WHAT YOU SHOULD DO: Output all the data exactly. Pictures do not belong in the copy.

↓↓↓

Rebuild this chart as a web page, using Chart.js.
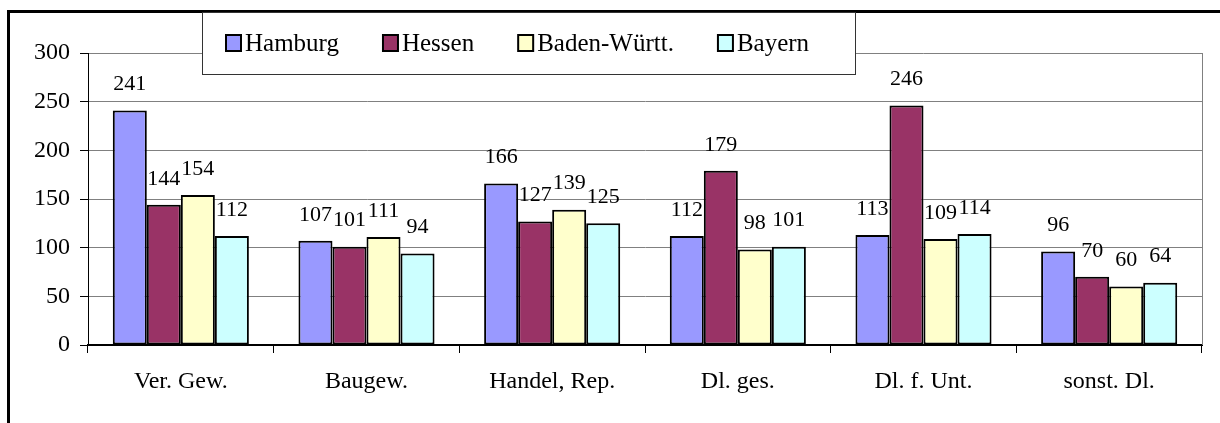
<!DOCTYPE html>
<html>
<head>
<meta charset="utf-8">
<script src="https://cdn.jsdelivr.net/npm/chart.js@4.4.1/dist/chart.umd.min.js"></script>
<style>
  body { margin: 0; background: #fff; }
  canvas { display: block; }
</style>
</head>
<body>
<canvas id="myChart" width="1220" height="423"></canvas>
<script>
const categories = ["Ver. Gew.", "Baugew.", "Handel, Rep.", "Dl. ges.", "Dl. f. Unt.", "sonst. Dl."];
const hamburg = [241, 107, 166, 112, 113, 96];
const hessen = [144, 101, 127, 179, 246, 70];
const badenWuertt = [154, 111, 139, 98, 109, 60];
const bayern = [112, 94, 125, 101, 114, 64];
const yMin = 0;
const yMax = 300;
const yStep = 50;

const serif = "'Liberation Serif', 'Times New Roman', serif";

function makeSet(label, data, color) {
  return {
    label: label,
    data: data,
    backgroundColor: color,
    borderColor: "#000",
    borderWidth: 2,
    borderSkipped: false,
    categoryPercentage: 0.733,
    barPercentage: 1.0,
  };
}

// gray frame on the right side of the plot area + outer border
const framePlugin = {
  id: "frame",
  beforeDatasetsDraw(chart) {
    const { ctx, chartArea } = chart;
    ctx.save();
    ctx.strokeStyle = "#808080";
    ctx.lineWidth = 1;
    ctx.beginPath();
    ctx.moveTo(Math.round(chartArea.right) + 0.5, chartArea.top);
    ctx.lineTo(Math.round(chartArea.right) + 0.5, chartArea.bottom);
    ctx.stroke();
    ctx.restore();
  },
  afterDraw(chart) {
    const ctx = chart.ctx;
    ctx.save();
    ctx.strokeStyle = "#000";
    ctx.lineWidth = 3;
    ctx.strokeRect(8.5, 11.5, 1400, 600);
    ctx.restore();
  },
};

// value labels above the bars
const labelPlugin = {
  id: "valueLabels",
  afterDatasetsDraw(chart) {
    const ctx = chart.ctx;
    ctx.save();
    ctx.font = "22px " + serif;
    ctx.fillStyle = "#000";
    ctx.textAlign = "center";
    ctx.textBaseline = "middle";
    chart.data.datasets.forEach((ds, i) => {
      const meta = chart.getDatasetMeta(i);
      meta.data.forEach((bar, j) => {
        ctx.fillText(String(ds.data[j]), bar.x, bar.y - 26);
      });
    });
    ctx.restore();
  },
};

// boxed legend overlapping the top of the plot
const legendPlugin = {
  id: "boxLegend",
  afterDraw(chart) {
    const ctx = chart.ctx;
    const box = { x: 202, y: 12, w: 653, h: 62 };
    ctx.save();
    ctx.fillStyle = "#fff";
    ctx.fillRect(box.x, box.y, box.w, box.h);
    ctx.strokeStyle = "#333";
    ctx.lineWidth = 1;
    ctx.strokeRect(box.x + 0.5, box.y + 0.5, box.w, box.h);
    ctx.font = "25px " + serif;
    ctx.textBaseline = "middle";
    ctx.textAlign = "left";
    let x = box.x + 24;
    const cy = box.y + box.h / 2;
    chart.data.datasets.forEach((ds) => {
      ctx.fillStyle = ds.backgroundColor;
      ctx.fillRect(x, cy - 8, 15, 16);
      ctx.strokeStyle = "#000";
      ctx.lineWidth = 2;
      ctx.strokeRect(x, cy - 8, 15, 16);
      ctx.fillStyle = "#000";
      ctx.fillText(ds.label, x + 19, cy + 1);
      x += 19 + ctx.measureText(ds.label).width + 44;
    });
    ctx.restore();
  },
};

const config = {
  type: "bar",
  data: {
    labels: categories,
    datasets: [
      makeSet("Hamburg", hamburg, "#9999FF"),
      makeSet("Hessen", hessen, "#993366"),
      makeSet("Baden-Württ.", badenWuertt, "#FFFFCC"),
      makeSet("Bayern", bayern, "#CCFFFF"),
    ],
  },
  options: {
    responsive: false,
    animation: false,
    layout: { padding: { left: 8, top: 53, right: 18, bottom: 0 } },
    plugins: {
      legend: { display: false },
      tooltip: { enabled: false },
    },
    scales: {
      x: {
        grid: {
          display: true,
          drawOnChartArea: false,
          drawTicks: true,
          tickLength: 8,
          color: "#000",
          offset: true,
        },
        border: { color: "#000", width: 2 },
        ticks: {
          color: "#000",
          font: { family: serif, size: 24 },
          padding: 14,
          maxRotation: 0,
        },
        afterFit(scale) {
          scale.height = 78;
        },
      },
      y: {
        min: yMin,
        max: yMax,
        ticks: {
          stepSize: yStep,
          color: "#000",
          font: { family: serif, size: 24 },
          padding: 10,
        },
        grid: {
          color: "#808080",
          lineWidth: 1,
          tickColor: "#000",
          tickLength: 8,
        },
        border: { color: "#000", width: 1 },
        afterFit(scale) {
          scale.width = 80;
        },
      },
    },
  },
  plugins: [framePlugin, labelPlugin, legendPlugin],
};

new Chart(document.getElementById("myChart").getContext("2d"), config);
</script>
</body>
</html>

↑↑↑

THE OUTPUT:
Rebuild this chart as a web page, using Chart.js.
<!DOCTYPE html>
<html>
<head>
<meta charset="utf-8">
<script src="https://cdn.jsdelivr.net/npm/chart.js@4.4.1/dist/chart.umd.min.js"></script>
<style>
  body { margin: 0; background: #fff; }
  canvas { display: block; }
</style>
</head>
<body>
<canvas id="myChart" width="1220" height="423"></canvas>
<script>
const categories = ["Ver. Gew.", "Baugew.", "Handel, Rep.", "Dl. ges.", "Dl. f. Unt.", "sonst. Dl."];
const hamburg = [241, 107, 166, 112, 113, 96];
const hessen = [144, 101, 127, 179, 246, 70];
const badenWuertt = [154, 111, 139, 98, 109, 60];
const bayern = [112, 94, 125, 101, 114, 64];
const yMin = 0;
const yMax = 300;
const yStep = 50;

const serif = "'Liberation Serif', 'Times New Roman', serif";

function makeSet(label, data, color) {
  return {
    label: label,
    data: data,
    backgroundColor: color,
    borderColor: "#000",
    borderWidth: 2,
    borderSkipped: false,
    categoryPercentage: 0.733,
    barPercentage: 1.0,
  };
}

// gray frame on the right side of the plot area + outer border
const framePlugin = {
  id: "frame",
  beforeDatasetsDraw(chart) {
    const { ctx, chartArea } = chart;
    ctx.save();
    ctx.strokeStyle = "#808080";
    ctx.lineWidth = 1;
    ctx.beginPath();
    ctx.moveTo(Math.round(chartArea.right) + 0.5, chartArea.top);
    ctx.lineTo(Math.round(chartArea.right) + 0.5, chartArea.bottom);
    ctx.stroke();
    ctx.restore();
  },
  afterDraw(chart) {
    const ctx = chart.ctx;
    ctx.save();
    ctx.strokeStyle = "#000";
    ctx.lineWidth = 3;
    ctx.strokeRect(8.5, 11.5, 1400, 600);
    ctx.restore();
  },
};

// value labels above the bars
const labelPlugin = {
  id: "valueLabels",
  afterDatasetsDraw(chart) {
    const ctx = chart.ctx;
    ctx.save();
    ctx.font = "22px " + serif;
    ctx.fillStyle = "#000";
    ctx.textAlign = "center";
    ctx.textBaseline = "middle";
    chart.data.datasets.forEach((ds, i) => {
      const meta = chart.getDatasetMeta(i);
      meta.data.forEach((bar, j) => {
        ctx.fillText(String(ds.data[j]), bar.x, bar.y - 26);
      });
    });
    ctx.restore();
  },
};

// boxed legend overlapping the top of the plot
const legendPlugin = {
  id: "boxLegend",
  afterDraw(chart) {
    const ctx = chart.ctx;
    const box = { x: 202, y: 12, w: 653, h: 62 };
    ctx.save();
    ctx.fillStyle = "#fff";
    ctx.fillRect(box.x, box.y, box.w, box.h);
    ctx.strokeStyle = "#333";
    ctx.lineWidth = 1;
    ctx.strokeRect(box.x + 0.5, box.y + 0.5, box.w, box.h);
    ctx.font = "25px " + serif;
    ctx.textBaseline = "middle";
    ctx.textAlign = "left";
    let x = box.x + 24;
    const cy = box.y + box.h / 2;
    chart.data.datasets.forEach((ds) => {
      ctx.fillStyle = ds.backgroundColor;
      ctx.fillRect(x, cy - 8, 15, 16);
      ctx.strokeStyle = "#000";
      ctx.lineWidth = 2;
      ctx.strokeRect(x, cy - 8, 15, 16);
      ctx.fillStyle = "#000";
      ctx.fillText(ds.label, x + 19, cy + 1);
      x += 19 + ctx.measureText(ds.label).width + 44;
    });
    ctx.restore();
  },
};

const config = {
  type: "bar",
  data: {
    labels: categories,
    datasets: [
      makeSet("Hamburg", hamburg, "#9999FF"),
      makeSet("Hessen", hessen, "#993366"),
      makeSet("Baden-Württ.", badenWuertt, "#FFFFCC"),
      makeSet("Bayern", bayern, "#CCFFFF"),
    ],
  },
  options: {
    responsive: false,
    animation: false,
    layout: { padding: { left: 8, top: 53, right: 18, bottom: 0 } },
    plugins: {
      legend: { display: false },
      tooltip: { enabled: false },
    },
    scales: {
      x: {
        grid: {
          display: true,
          drawOnChartArea: false,
          drawTicks: true,
          tickLength: 8,
          color: "#000",
          offset: true,
        },
        border: { color: "#000", width: 2 },
        ticks: {
          color: "#000",
          font: { family: serif, size: 24 },
          padding: 14,
          maxRotation: 0,
        },
        afterFit(scale) {
          scale.height = 78;
        },
      },
      y: {
        min: yMin,
        max: yMax,
        ticks: {
          stepSize: yStep,
          color: "#000",
          font: { family: serif, size: 24 },
          padding: 10,
        },
        grid: {
          color: "#808080",
          lineWidth: 1,
          tickColor: "#000",
          tickLength: 8,
        },
        border: { color: "#000", width: 1 },
        afterFit(scale) {
          scale.width = 80;
        },
      },
    },
  },
  plugins: [framePlugin, labelPlugin, legendPlugin],
};

new Chart(document.getElementById("myChart").getContext("2d"), config);
</script>
</body>
</html>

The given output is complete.